GHULAM ISHAQ KHAN'S DISSENT: It also speaks of the Land Reforms Commission of 1958, which was mandated "to consider problems relating to the ownership and tenancy of agricultural land and to recommend measures to ensuring better production and social justice..." Here, too, there was a note of dissent from Ghulam Ishaq Khan, who asserted that "the control of economic opportunity, in the form of concentration of landed wealth in the hands of relatively few, to the exclusion of the great majority dependent on it for a living, in turn, divides the society into economically and socially inferior and superior strata of 'haves' and 'have-nots'...".
He was of the view that the objectives of "breaking the monopolies on land" and of making "access to opportunity through land more free" in order to ensure economic progress and social justice could be best achieved by fixing the ceiling on land holdings at a sufficiently low level and on family instead of individual basis. He also dissented from the majority view on exempting orchards from the prescribed ceilings and on transfer of land by gift to any or all of the presumptive heirs.
Pakistan People's Party, which had campaigned on a platform of egalitarianism, declared that "breaking up of the large estates, to destroy the power of the feudal landowners, is a national necessity that will have to be carried through by practical measures". However, the institution of private ownership of land and the traditional landlord-tenant paradigm remained unchallenged.
The assumption of power by the Martial Law regime in 1979 halted the land reform process. In 1980, the newly established Federal Shariat Court declared mandatory acquisition of private land by the state as being against the injunctions of Islamic religious law, and the Supreme Court confirmed the judgement in 1989. The ruling constituted a reversal of the moves, albeit small and slow, towards land equity.

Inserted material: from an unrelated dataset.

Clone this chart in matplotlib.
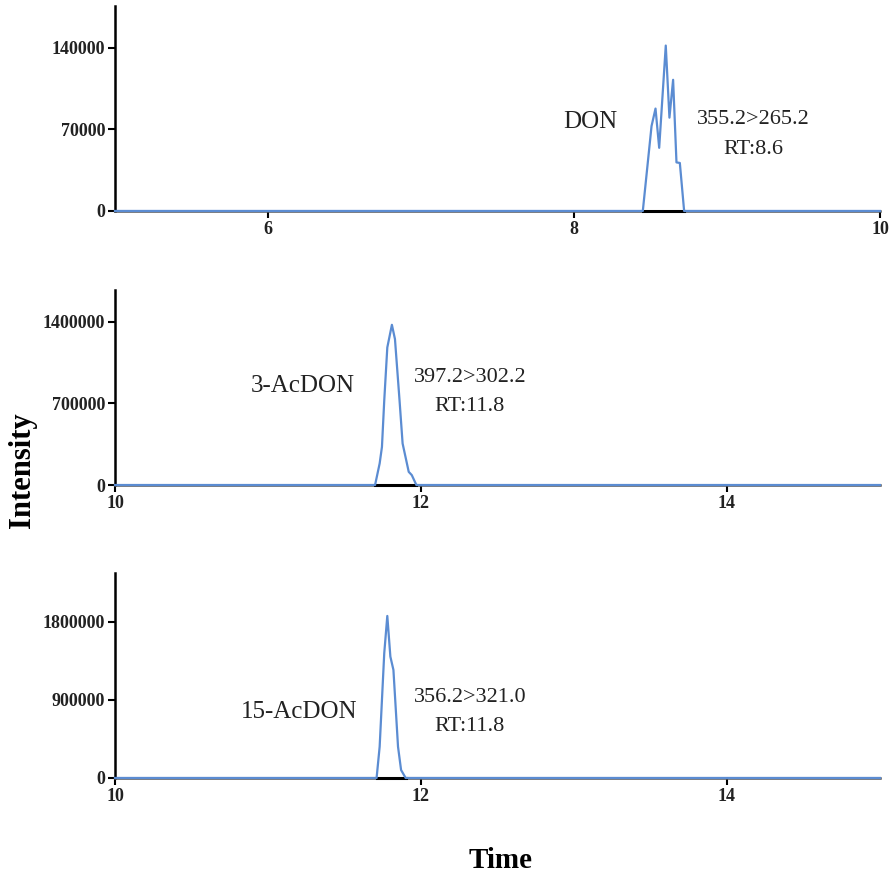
import numpy as np
import matplotlib.pyplot as plt

# chromatogram traces (time in min, intensity in counts)
don_t = [5.0, 8.45, 8.507, 8.533, 8.557, 8.600, 8.624, 8.648, 8.670, 8.692, 8.72, 10.0]
don_i = [0, 0, 72850, 87900, 54200, 142000, 80100, 112600, 41700, 41200, 0, 0]

acdon3_t = [10.0, 11.70, 11.73, 11.745, 11.76, 11.78, 11.81, 11.83, 11.86, 11.88, 11.92, 11.94, 11.97, 15.0]
acdon3_i = [0, 0, 185000, 327000, 725000, 1180000, 1374000, 1252000, 725000, 356000, 113000, 85000, 0, 0]

acdon15_t = [10.0, 11.71, 11.73, 11.76, 11.78, 11.80, 11.82, 11.85, 11.87, 11.90, 15.0]
acdon15_i = [0, 0, 361000, 1439000, 1869000, 1400000, 1246000, 361000, 92000, 0, 0]

names = ['DON', '3-AcDON', '15-AcDON']
transitions = ['355.2>265.2\nRT:8.6', '397.2>302.2\nRT:11.8', '356.2>321.0\nRT:11.8']
xlims = [(5, 10), (10, 15), (10, 15)]
xticks = [[6, 8, 10], [10, 12, 14], [10, 12, 14]]
ylims = [(0, 176000), (0, 1673000), (0, 2365000)]
yticks = [[0, 70000, 140000], [0, 700000, 1400000], [0, 900000, 1800000]]
baselines = [(8.45, 8.72), (11.70, 11.97), (11.71, 11.90)]

traces = [(don_t, don_i), (acdon3_t, acdon3_i), (acdon15_t, acdon15_i)]

# axes boxes in figure fraction [left, bottom, width, height]
boxes = [[0.1286, 0.7589, 0.8557, 0.2343],
         [0.1286, 0.4457, 0.8557, 0.2229],
         [0.1286, 0.1109, 0.8557, 0.2343]]
name_pos = [(0.621, 0.434), (0.246, 0.508), (0.241, 0.322)]
lab_pos = [(0.834, 0.373), (0.464, 0.477), (0.464, 0.322)]

serif = 'Liberation Serif'
blue = '#5b8cd2'

fig = plt.figure(figsize=(8.94, 8.75), dpi=100)
for k in range(3):
    ax = fig.add_axes(boxes[k])
    t, inten = traces[k]
    ax.plot(baselines[k], [0, 0], color='black', lw=2.2, clip_on=False, zorder=3)
    ax.plot(t, inten, color=blue, lw=1.6, clip_on=False, zorder=4)
    ax.set_xlim(xlims[k])
    ax.set_ylim(ylims[k])
    ax.set_xticks(xticks[k])
    ax.set_xticklabels([str(v) for v in xticks[k]])
    ax.set_yticks(yticks[k])
    ax.set_yticklabels([str(v) for v in yticks[k]])
    ax.spines['top'].set_visible(False)
    ax.spines['right'].set_visible(False)
    ax.spines['left'].set_linewidth(1.8)
    ax.spines['bottom'].set_linewidth(1.8)
    ax.spines['bottom'].set_color('#555555')
    ax.tick_params(direction='out', length=5, width=1.5, pad=2)
    for lab in ax.get_xticklabels() + ax.get_yticklabels():
        lab.set_fontfamily(serif)
        lab.set_fontweight('bold')
        lab.set_fontsize(13)
        lab.set_color('#222222')
    ax.text(name_pos[k][0], name_pos[k][1], names[k], transform=ax.transAxes,
            ha='center', va='center', fontsize=18, family=serif, color='#222222')
    ax.text(lab_pos[k][0], lab_pos[k][1], transitions[k], transform=ax.transAxes,
            ha='center', va='center', fontsize=16, family=serif, color='#222222',
            linespacing=1.75)

fig.text(0.025, 0.463, 'Intensity', rotation=90, ha='center', va='center',
         fontsize=22, fontweight='bold', family=serif)
fig.text(0.56, 0.017, 'Time', ha='center', va='center',
         fontsize=21, fontweight='bold', family=serif)

fig.savefig('out.png', dpi=100)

FINAL VETO: Even the ambitious Poverty Reduction Strategy Paper, officially adopted in 2001, confines itself to distribution of state lands, refrains from questioning the basic landlord-tenant paradigm, and aims to reduce rural poverty without affecting the privileged position of the upper income proprietor class. Rather, the introduction of a new element of corporate farming has tacitly wiped out the whole issue of size distribution of landholding.
Addressing the nation on radio and television on March 11, 2003, Prime Minister Zafarullah Jamali unequivocally declared: "My government has decided that there will be no more land reforms so that farmers could bring maximum area under cultivation without any fear".
It concludes by declaring that nearly six decades down the road since independence, it appears that "Diamal Doulat Ram continues to prevail over the Quaid-e-Azam".